* [To do] Retype the opening lines of the data exactly, stopping after the line that contains "ax.set_xticks([0, 10, 20, 30, 40])". Skip every picture.

* [Data section]
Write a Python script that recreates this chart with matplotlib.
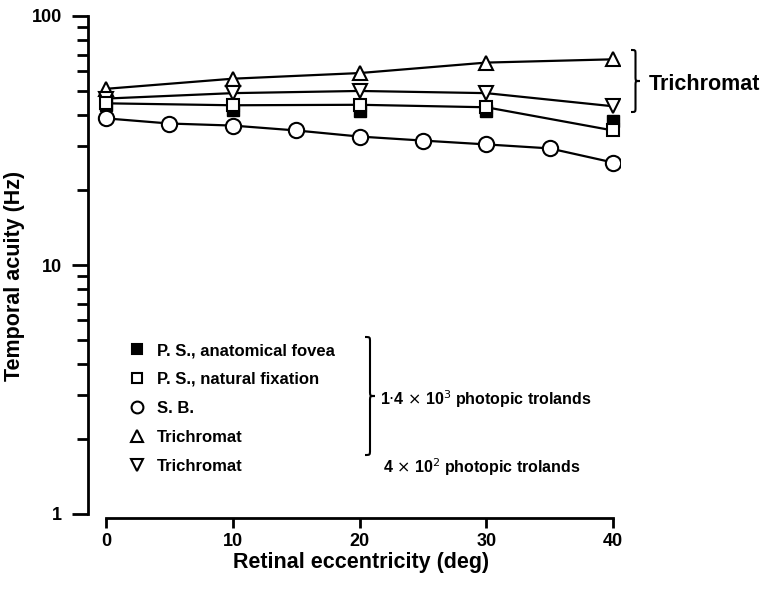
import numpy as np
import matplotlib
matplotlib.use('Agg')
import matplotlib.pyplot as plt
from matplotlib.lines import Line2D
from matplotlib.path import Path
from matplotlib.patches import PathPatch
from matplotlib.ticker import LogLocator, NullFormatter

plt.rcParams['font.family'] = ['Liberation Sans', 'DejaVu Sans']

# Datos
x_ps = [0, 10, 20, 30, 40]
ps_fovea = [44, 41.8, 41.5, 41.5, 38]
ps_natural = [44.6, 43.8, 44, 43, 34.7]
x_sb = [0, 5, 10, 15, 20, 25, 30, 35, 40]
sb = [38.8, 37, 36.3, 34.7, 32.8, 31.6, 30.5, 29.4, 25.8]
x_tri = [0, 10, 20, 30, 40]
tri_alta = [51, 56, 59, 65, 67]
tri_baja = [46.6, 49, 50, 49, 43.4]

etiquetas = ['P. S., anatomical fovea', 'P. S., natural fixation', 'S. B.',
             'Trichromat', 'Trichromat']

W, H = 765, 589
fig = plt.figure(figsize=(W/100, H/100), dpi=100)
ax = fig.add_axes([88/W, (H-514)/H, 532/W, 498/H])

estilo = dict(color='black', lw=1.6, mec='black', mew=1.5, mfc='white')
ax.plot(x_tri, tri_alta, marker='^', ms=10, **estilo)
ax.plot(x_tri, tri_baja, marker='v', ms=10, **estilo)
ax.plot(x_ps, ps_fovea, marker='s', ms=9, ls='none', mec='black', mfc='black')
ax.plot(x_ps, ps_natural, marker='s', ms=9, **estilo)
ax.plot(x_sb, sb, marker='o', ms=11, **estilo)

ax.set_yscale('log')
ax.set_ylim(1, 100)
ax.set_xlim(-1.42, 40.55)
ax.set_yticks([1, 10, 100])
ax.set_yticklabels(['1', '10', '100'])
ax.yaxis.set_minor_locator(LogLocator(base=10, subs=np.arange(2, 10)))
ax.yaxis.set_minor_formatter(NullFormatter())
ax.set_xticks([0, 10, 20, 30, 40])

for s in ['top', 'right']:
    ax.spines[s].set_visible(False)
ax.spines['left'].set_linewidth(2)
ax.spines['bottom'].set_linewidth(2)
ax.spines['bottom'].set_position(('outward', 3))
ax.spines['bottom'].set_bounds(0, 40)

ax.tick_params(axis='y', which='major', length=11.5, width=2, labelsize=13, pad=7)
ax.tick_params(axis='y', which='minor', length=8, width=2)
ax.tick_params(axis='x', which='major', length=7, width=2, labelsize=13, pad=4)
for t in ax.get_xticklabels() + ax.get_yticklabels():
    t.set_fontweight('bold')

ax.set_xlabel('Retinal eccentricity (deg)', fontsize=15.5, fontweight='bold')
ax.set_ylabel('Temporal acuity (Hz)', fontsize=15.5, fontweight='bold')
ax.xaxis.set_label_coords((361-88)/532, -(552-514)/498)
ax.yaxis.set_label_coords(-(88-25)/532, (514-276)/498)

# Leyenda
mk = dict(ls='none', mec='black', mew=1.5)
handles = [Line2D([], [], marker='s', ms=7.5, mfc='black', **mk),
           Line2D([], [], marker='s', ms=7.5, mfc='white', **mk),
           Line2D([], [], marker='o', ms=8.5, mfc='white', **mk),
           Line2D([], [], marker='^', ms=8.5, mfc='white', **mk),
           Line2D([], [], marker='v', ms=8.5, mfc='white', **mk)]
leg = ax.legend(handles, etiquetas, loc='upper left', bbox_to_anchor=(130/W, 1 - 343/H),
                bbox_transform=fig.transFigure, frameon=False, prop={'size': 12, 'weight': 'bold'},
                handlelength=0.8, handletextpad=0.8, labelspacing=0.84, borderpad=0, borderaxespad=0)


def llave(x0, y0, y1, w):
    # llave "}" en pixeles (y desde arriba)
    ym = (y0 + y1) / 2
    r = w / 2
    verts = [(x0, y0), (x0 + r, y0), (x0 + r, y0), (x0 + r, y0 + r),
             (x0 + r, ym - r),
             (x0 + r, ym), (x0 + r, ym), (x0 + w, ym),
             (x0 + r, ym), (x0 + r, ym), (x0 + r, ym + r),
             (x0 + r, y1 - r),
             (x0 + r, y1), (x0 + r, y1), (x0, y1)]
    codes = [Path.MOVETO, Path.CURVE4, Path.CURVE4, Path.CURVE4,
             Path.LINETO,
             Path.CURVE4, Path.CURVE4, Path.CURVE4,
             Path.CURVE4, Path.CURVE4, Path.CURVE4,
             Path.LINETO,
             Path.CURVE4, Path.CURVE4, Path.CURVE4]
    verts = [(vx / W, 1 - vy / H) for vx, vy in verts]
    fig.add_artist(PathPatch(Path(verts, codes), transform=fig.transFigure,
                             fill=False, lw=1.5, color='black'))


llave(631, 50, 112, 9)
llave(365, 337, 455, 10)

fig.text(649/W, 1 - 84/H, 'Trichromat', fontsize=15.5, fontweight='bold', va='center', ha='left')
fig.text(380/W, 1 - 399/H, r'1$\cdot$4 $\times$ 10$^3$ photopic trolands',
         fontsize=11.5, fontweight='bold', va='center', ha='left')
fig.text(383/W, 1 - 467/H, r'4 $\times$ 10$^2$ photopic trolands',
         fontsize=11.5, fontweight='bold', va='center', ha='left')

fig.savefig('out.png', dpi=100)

* [Task answer]
Write a Python script that recreates this chart with matplotlib.
import numpy as np
import matplotlib
matplotlib.use('Agg')
import matplotlib.pyplot as plt
from matplotlib.lines import Line2D
from matplotlib.path import Path
from matplotlib.patches import PathPatch
from matplotlib.ticker import LogLocator, NullFormatter

plt.rcParams['font.family'] = ['Liberation Sans', 'DejaVu Sans']

# Datos
x_ps = [0, 10, 20, 30, 40]
ps_fovea = [44, 41.8, 41.5, 41.5, 38]
ps_natural = [44.6, 43.8, 44, 43, 34.7]
x_sb = [0, 5, 10, 15, 20, 25, 30, 35, 40]
sb = [38.8, 37, 36.3, 34.7, 32.8, 31.6, 30.5, 29.4, 25.8]
x_tri = [0, 10, 20, 30, 40]
tri_alta = [51, 56, 59, 65, 67]
tri_baja = [46.6, 49, 50, 49, 43.4]

etiquetas = ['P. S., anatomical fovea', 'P. S., natural fixation', 'S. B.',
             'Trichromat', 'Trichromat']

W, H = 765, 589
fig = plt.figure(figsize=(W/100, H/100), dpi=100)
ax = fig.add_axes([88/W, (H-514)/H, 532/W, 498/H])

estilo = dict(color='black', lw=1.6, mec='black', mew=1.5, mfc='white')
ax.plot(x_tri, tri_alta, marker='^', ms=10, **estilo)
ax.plot(x_tri, tri_baja, marker='v', ms=10, **estilo)
ax.plot(x_ps, ps_fovea, marker='s', ms=9, ls='none', mec='black', mfc='black')
ax.plot(x_ps, ps_natural, marker='s', ms=9, **estilo)
ax.plot(x_sb, sb, marker='o', ms=11, **estilo)

ax.set_yscale('log')
ax.set_ylim(1, 100)
ax.set_xlim(-1.42, 40.55)
ax.set_yticks([1, 10, 100])
ax.set_yticklabels(['1', '10', '100'])
ax.yaxis.set_minor_locator(LogLocator(base=10, subs=np.arange(2, 10)))
ax.yaxis.set_minor_formatter(NullFormatter())
ax.set_xticks([0, 10, 20, 30, 40])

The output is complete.